The potential to use a patient's own cells to treat non-healing chronic wounds - a serious complication of diabetes - took an important step forward as researchers successfully reprogrammed skin cells taken from diabetic foot ulcers to form induced pluripotent stem cells (iPSCs). The reprogramming technique was similar in efficiency to the results achieved using healthy foot skin from non-diabetic patients, as described in the study published in Cellular Reprogramming, a peer-reviewed journal from Mary Ann Liebert, Inc., publishers (http://www.liebertpub.com/).
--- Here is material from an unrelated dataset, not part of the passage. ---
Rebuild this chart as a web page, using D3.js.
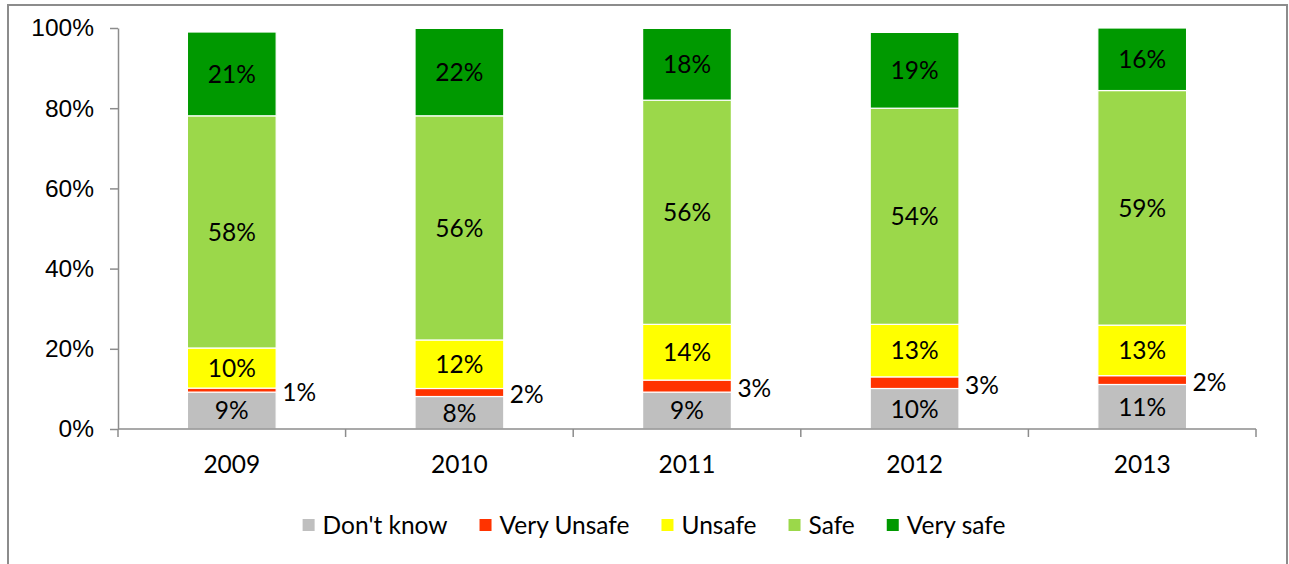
<!DOCTYPE html>
<html>
<head>
<meta charset="utf-8">
<script src="https://cdn.jsdelivr.net/npm/d3@7"></script>
<style>
  body { margin: 0; background: #fff; }
  svg { display: block; font-family: Lato, "Open Sans", sans-serif; }
</style>
</head>
<body>
<div class="chart"></div>
<script>
// categories and series (percent)
var years = ["2009", "2010", "2011", "2012", "2013"];
var seriesNames = ["Don't know", "Very Unsafe", "Unsafe", "Safe", "Very safe"];
var dontKnow   = [9.2, 8.1, 9.2, 10.1, 11.1];
var veryUnsafe = [1.0, 2.0, 3.0, 2.9, 2.2];
var unsafe     = [10.0, 12.1, 13.9, 13.1, 12.6];
var safe       = [57.9, 55.9, 55.9, 53.9, 58.5];
var verySafe   = [20.9, 21.8, 17.9, 18.9, 15.6];
var yTicks = [0, 20, 40, 60, 80, 100];

var palette = ["#bfbfbf", "#ff3300", "#ffff00", "#9bd84a", "#009900"];

var W = 1289, H = 564;
var plot = { left: 118, right: 1256, top: 28, bottom: 429 };
var fs = 24.5;

var data = years.map(function (yr, i) {
    return {
        year: yr,
        "Don't know": dontKnow[i],
        "Very Unsafe": veryUnsafe[i],
        "Unsafe": unsafe[i],
        "Safe": safe[i],
        "Very safe": verySafe[i]
    };
});

var stack = d3.stack().keys(seriesNames);
var layers = stack(data);

var x = d3.scaleBand()
    .domain(years)
    .range([plot.left, plot.right])
    .padding(0);

var barW = x.bandwidth() * 0.39;

var y = d3.scaleLinear()
    .domain([0, 100])
    .range([plot.bottom, plot.top]);

var color = d3.scaleOrdinal().domain(seriesNames).range(palette);

var svg = d3.select(".chart")
    .append("svg")
    .attr("width", W)
    .attr("height", H);

svg.append("rect").attr("width", W).attr("height", H).attr("fill", "#fff");

// outer frame
svg.append("rect")
    .attr("x", 8).attr("y", 5)
    .attr("width", 1279).attr("height", 600)
    .attr("fill", "none")
    .attr("stroke", "#8c8c8c")
    .attr("stroke-width", 2);

// bars
var groups = svg.selectAll(".layer")
    .data(layers)
    .enter().append("g")
    .attr("class", "layer")
    .attr("fill", function (d) { return color(d.key); });

groups.selectAll("rect")
    .data(function (d) { return d; })
    .enter().append("rect")
    .attr("x", function (d) { return x(d.data.year) + (x.bandwidth() - barW) / 2; })
    .attr("y", function (d) { return y(d[1]); })
    .attr("width", barW)
    .attr("height", function (d) { return y(d[0]) - y(d[1]); })
    .attr("stroke", "#fff")
    .attr("stroke-width", 1.2);

// value labels
layers.forEach(function (layer) {
    var outside = layer.key === "Very Unsafe";
    svg.append("g")
        .selectAll("text")
        .data(layer)
        .enter().append("text")
        .attr("x", function (d) {
            var cx = x(d.data.year) + x.bandwidth() / 2;
            return outside ? cx + barW / 2 + 6 : cx;
        })
        .attr("y", function (d) { return (y(d[0]) + y(d[1])) / 2 + (outside ? 2 : 0); })
        .attr("dy", "0.36em")
        .attr("text-anchor", outside ? "start" : "middle")
        .attr("font-size", fs)
        .attr("fill", "#000")
        .text(function (d) { return Math.round(d[1] - d[0]) + "%"; });
});

// y axis
var yAxis = svg.append("g")
    .attr("transform", "translate(" + plot.left + ",0)")
    .call(d3.axisLeft(y)
        .tickValues(yTicks)
        .tickFormat(function (d) { return d + "%"; })
        .tickSize(8)
        .tickSizeOuter(0)
        .tickPadding(16));
yAxis.selectAll("line, path").attr("stroke", "#8c8c8c").attr("stroke-width", 1.5);
yAxis.selectAll("text").attr("font-size", fs).attr("fill", "#000").attr("font-family", null);

// x axis (ticks between categories)
var xAxis = svg.append("g");
xAxis.append("line")
    .attr("x1", plot.left).attr("x2", plot.right)
    .attr("y1", plot.bottom).attr("y2", plot.bottom)
    .attr("stroke", "#8c8c8c").attr("stroke-width", 1.5);
var bounds = years.map(function (d) { return x(d); }).concat([plot.right]);
xAxis.selectAll(".tk")
    .data(bounds)
    .enter().append("line")
    .attr("x1", function (d) { return d; }).attr("x2", function (d) { return d; })
    .attr("y1", plot.bottom).attr("y2", plot.bottom + 8)
    .attr("stroke", "#8c8c8c").attr("stroke-width", 1.5);
xAxis.selectAll(".lbl")
    .data(years)
    .enter().append("text")
    .attr("x", function (d) { return x(d) + x.bandwidth() / 2; })
    .attr("y", 464)
    .attr("dy", "0.36em")
    .attr("text-anchor", "middle")
    .attr("font-size", fs)
    .text(function (d) { return d; });

// legend
var legend = svg.append("g");
var lx = 0;
seriesNames.forEach(function (name) {
    var g = legend.append("g").attr("transform", "translate(" + lx + ",0)");
    g.append("rect").attr("x", 0).attr("y", -6).attr("width", 12).attr("height", 12)
        .attr("fill", color(name));
    var t = g.append("text").attr("x", 20).attr("y", 0).attr("dy", "0.36em")
        .attr("font-size", fs).text(name);
    lx += 20 + t.node().getComputedTextLength() + 32;
});
lx -= 32;
legend.attr("transform", "translate(" + (654 - lx / 2) + ",525)");
</script>
</body>
</html>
The article is available free on the Cellular Reprogramming (http://online.liebertpub.com/doi/full/10.1089/cell.2015.0087) website.
iPSCs have the potential to develop into a variety of cell types and can be used to create disease models to study new therapeutic approaches, such as activating regenerative capabilities that could convert non-healing fibroblasts into skin cells that regain their repair functions.
In the article "Generation of Induced Pluripotent Stem Cells From Diabetic Foot Ulcer Fibroblasts Using a Nonintegrative Sendai Virus," Behzad Gerami-Naini, PhD and coauthors from the School of Dental Medicine and the Sackler School of Graduate Biomedical Sciences, Tufts University (Boston, MA), and Beth Israel Deaconess Medical Center and the School of Engineering and Applied Sciences, Harvard University (Boston and Cambridge, MA), present a technique that uses a non-integrating Sendai virus to reprogram fibroblast cell lines. The researchers describe the future therapeutic potential of reprogrammed diabetic foot ulcer-derived cells, which could undergo epigenetic remodeling, a change that may reverse disease processes.
"This research has created two new approaches to the study and treatment of diabetic ulcers. It has revealed an important new source of cells for treatment of such ulcers," says Professor Sir Ian Wilmut, OBE, FRS, FRSE, Editor-In-Chief of Cellular Reprogramming and Emeritus Professor in the MRC Centre for Regenerative Medicine, Scottish Centre for Regenerative Medicine, University of Edinburgh (UK). "In addition, research on "reprogrammed cells" from such ulcers may reveal the molecular changes that caused the ulcers."